Federally-funded child welfare programs are still allowed to discriminate against foster and adoptive parents due to religion, sex, sexual orientation, gender identity, and marital status. Kids need families and there are many queer families and single folks who are ready to provide safe and loving homes, but are discriminated against under religious or cultural pretexts. Further, a full ⅓ of children currently in foster care identify as LGBTQ+ and have been forced into the foster program because of rejection by their birth families. The Every Child Deserves a Family Act purposefully places kids with families that accept and celebrate their identities.
So-called “conversion therapy” is discredited by every major medical and mental health body and has shown to cause increased rates of death by suicide. It is fraudulent and it causes harm; allowing quack practitioners to continue with the practice is incredibly dangerous, particularly for LGBTQ+ youth.
By passing Medicare for All, we will ensure every single person is guaranteed the healthcare they deserve, which includes queer and trans folks, who currently face a disproportionate lack of healthcare access. Medicare for All will also ensure that no one is discriminated against for treatment based on their race, religion, sex, sexual orientation, or gender indentity, as well as ensuring that queer folks will stop accumulating disproportionate medical debt. Medicare for All must cover gender confirmation surgeries, hormone treatments, and voice therapy for trans folks. It also must cover mental healthcare and addiction treatment, and ensure that LGBTQ+ people have full and robust access to these services.
We must pass the Safe Schools Improvement Act and the Student Non-Discrimination Act to protect LGBTQ+ students in our schools. These acts include provisions that require schools to update their codes to prohibit bullying and harassment on the basis of race, sex, sexual orientation, gender identity, and other personal traits, and mandates equal treatment by school staff.

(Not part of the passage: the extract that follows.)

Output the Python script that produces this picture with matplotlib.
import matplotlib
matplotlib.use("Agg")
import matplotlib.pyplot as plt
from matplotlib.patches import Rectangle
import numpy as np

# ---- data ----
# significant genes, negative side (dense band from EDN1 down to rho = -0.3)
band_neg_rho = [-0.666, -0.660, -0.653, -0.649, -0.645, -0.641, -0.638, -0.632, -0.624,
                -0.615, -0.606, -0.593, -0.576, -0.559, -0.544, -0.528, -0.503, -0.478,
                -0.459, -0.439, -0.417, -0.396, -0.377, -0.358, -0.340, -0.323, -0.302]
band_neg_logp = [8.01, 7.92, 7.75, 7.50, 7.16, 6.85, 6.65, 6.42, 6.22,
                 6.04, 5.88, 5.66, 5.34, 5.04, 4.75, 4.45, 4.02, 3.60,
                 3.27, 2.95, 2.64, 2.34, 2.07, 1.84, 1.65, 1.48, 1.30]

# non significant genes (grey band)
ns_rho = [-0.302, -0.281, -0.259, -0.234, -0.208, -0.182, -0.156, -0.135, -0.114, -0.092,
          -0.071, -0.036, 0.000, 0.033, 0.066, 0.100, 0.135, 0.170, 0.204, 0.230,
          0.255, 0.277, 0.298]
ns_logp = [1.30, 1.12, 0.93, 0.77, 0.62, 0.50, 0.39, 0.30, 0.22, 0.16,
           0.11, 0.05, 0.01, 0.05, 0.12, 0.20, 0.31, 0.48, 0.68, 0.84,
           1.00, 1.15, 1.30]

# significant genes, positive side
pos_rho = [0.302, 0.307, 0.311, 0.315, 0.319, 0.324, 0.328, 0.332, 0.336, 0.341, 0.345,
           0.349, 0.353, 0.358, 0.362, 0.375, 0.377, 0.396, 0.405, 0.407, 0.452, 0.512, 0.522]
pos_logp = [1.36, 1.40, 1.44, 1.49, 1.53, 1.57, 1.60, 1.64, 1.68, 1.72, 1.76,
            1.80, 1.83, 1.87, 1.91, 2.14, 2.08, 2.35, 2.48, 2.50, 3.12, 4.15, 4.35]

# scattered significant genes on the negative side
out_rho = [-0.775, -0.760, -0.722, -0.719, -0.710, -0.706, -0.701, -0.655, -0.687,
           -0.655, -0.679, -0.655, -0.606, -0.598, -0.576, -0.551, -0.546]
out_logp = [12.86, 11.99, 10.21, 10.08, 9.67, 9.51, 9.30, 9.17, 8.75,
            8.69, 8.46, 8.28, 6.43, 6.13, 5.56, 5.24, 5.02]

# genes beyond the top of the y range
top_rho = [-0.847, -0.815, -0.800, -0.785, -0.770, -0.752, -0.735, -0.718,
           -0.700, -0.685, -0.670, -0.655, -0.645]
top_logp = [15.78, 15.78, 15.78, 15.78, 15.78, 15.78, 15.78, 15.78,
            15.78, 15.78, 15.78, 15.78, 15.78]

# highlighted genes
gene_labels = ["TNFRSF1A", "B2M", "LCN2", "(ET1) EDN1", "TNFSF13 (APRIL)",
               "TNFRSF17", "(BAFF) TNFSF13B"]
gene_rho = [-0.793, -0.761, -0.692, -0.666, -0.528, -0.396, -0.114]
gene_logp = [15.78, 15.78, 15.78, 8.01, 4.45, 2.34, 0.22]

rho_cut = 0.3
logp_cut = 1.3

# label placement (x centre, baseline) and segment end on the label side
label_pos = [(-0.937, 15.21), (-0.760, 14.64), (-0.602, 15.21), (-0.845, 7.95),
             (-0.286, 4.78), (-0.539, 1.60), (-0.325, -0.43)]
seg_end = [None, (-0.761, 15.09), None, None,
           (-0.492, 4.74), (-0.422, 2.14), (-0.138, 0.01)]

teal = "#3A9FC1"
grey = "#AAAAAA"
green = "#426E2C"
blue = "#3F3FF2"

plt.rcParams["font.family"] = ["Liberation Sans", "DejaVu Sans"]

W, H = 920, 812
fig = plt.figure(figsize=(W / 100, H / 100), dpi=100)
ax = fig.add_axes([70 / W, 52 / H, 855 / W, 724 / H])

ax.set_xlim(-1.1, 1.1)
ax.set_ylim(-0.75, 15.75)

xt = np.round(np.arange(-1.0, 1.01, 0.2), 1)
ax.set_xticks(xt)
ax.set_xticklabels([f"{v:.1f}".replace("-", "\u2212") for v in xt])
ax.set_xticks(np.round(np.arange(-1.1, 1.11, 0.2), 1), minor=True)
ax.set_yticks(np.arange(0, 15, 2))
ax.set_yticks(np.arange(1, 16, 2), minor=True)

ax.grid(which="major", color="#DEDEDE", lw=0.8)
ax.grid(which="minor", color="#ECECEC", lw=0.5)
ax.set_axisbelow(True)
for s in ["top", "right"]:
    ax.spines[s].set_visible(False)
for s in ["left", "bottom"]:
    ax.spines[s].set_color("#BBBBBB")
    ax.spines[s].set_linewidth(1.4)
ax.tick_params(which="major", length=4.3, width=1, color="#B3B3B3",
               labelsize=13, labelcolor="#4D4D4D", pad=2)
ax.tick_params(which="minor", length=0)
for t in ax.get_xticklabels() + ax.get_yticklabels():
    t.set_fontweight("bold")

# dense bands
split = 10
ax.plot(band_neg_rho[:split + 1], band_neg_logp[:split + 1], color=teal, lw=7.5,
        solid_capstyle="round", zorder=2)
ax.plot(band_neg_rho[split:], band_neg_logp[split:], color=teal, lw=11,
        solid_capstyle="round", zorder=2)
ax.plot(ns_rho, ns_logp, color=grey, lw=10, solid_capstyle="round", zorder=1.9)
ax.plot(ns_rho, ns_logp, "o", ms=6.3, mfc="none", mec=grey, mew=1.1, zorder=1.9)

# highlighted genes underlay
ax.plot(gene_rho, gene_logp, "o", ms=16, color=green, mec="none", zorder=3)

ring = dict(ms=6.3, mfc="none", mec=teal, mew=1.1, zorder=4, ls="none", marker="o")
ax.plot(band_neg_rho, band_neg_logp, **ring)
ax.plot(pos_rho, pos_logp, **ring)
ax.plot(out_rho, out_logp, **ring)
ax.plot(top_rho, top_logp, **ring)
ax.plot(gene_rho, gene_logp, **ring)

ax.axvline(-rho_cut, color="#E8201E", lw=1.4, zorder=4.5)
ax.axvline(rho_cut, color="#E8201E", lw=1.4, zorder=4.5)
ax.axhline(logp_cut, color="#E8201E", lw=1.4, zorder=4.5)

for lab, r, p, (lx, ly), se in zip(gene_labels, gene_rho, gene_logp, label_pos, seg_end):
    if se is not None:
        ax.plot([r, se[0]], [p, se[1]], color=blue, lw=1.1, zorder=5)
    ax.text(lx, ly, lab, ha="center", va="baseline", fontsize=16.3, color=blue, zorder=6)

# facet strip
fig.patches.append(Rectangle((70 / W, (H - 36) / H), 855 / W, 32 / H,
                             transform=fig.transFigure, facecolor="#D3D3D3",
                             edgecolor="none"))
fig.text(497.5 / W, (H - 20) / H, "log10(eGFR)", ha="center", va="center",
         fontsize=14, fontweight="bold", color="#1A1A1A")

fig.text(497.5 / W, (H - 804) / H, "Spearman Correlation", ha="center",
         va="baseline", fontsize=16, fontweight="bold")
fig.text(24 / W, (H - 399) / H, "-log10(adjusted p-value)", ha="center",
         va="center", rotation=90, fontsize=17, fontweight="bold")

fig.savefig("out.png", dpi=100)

LGBTQ+ people are more likely to be targeted by the police and more likely to be imprisoned than cisgender and heterosexual folks, and are significantly more likely to be the victims of violence within police custody and in prison. SESTA and FOSTA disproportionately affect LGBTQ+ sex workers and are weaponized against them more frequently; they must be repealed. Further, instead of arresting and harassing trans people at much higher rates than cis people, law enforcement agencies should investigate those who seek to harm trans people. This includes investigating all trans murders as hate crimes and federally prohibiting the so-called LGBTQ+ Panic Defense that too often dismisses murders and severe assaults.

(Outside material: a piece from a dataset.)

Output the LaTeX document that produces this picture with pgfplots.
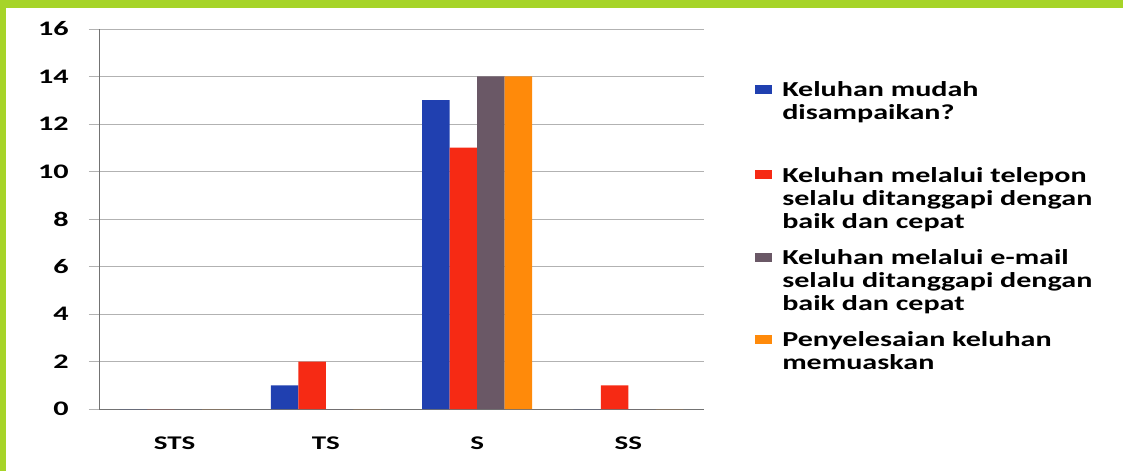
\documentclass[border=0pt]{standalone}
\usepackage{pgfplots}
\pgfplotsset{compat=1.18}
\usepackage{fontspec}
\setmainfont{Carlito}[FakeStretch=1.41]
\newfontfamily\yfont{Carlito}[FakeStretch=1.46]
\newfontfamily\xfont{Carlito}[FakeStretch=1.5]

\definecolor{frame}{RGB}{166,212,40}
\definecolor{cblue}{RGB}{32,64,176}
\definecolor{cred}{RGB}{246,42,20}
\definecolor{cgrey}{RGB}{106,88,102}
\definecolor{corange}{RGB}{255,138,10}
\definecolor{gridc}{RGB}{178,178,178}

\begin{document}
\begin{tikzpicture}
  % page: green frame with a white panel
  \useasboundingbox (0,0) rectangle (842.25pt,353.25pt);
  \fill[frame] (0,0) rectangle (842.25pt,353.25pt);
  \fill[white] (4.5pt,0pt) rectangle (842.25pt,347.25pt);

  \begin{axis}[
    at={(74.25pt,46.5pt)}, anchor=south west,
    scale only axis,
    width=453.75pt, height=285pt,
    ybar=0pt, bar width=20.6pt,
    xmin=-0.5, xmax=3.5,
    ymin=0, ymax=16,
    xtick={0,1,2,3},
    xticklabels={STS,TS,S,SS},
    minor xtick={-0.5,0.5,1.5,2.5,3.5},
    ytick={0,2,...,16},
    axis lines*=left,
    axis line style={black!55, line width=0.7pt},
    ymajorgrids,
    major grid style={gridc, line width=0.6pt},
    tick align=outside,
    xtick style={draw=none},
    minor x tick style={black!55, line width=0.7pt},
    minor tick length=4.5pt,
    ytick style={gridc, line width=0.6pt},
    major tick length=7.5pt,
    /pgf/number format/assume math mode=true,
    yticklabel style={font=\yfont\bfseries\fontsize{15.5}{18}\selectfont,
      anchor=east, inner sep=0pt, xshift=-15pt},
    xticklabel style={font=\xfont\bfseries\fontsize{14.5}{16}\selectfont,
      anchor=north, inner sep=0pt, yshift=-13pt},
    legend cell align=left,
    legend style={
      at={(1.0843,0.8634)}, anchor=north west,
      draw=none, fill=none, inner sep=0pt,
      nodes={inner sep=0pt},
      cells={align=left, anchor=north west},
      column sep=7.5pt, row sep=14.2pt,
      font=\bfseries\fontsize{16}{17.25}\selectfont,
    },
    legend image code/.code={
      \fill[#1] (0pt,-9.3pt) rectangle (12.75pt,-2.6pt);
    },
  ]
    \addplot[fill=cblue, draw=none]   coordinates {(0,0) (1,1) (2,13) (3,0)};
    \addlegendentry{Keluhan mudah\\disampaikan?\\[2.7pt]}
    \addplot[fill=cred, draw=none]    coordinates {(0,0) (1,2) (2,11) (3,1)};
    \addlegendentry{Keluhan melalui telepon\\selalu ditanggapi dengan\\baik dan cepat}
    \addplot[fill=cgrey, draw=none]   coordinates {(0,0) (1,0) (2,14) (3,0)};
    \addlegendentry{Keluhan melalui e-mail\\selalu ditanggapi dengan\\baik dan cepat}
    \addplot[fill=corange, draw=none] coordinates {(0,0) (1,0) (2,14) (3,0)};
    \addlegendentry{Penyelesaian keluhan\\memuaskan}
  \end{axis}
\end{tikzpicture}
\end{document}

LBGTQ+ people’s identities are criminalized in countries around the world and as such, make up a disproportionate number of asylum-seekers at the US Border. In order to recognize these unique vulnerabilities and uphold the values of freedom and dignity, we must expand our refugee admissions numbers for LGBTQ+ people, end harmful and discriminatory detention policies, and ensure that detention facilities of any kind, even very-short-term, are safe for LGBTQ+ migrants. Further, the US Government must address the unique needs of LGBTQ+ migrants by granting dedicated queer and trans-focused refugee service organizations like Rainbow Railroad recognized referral status.
LGBTQ+ Centers exist in cities across the country but the High Desert doesn’t yet have one. These centers provide meeting spaces for support groups and grassroots organizations, lending libraries, activity programs for LGBTQ+ teens, and so much more. Derek will fight for federal funding to bring one to Victorville.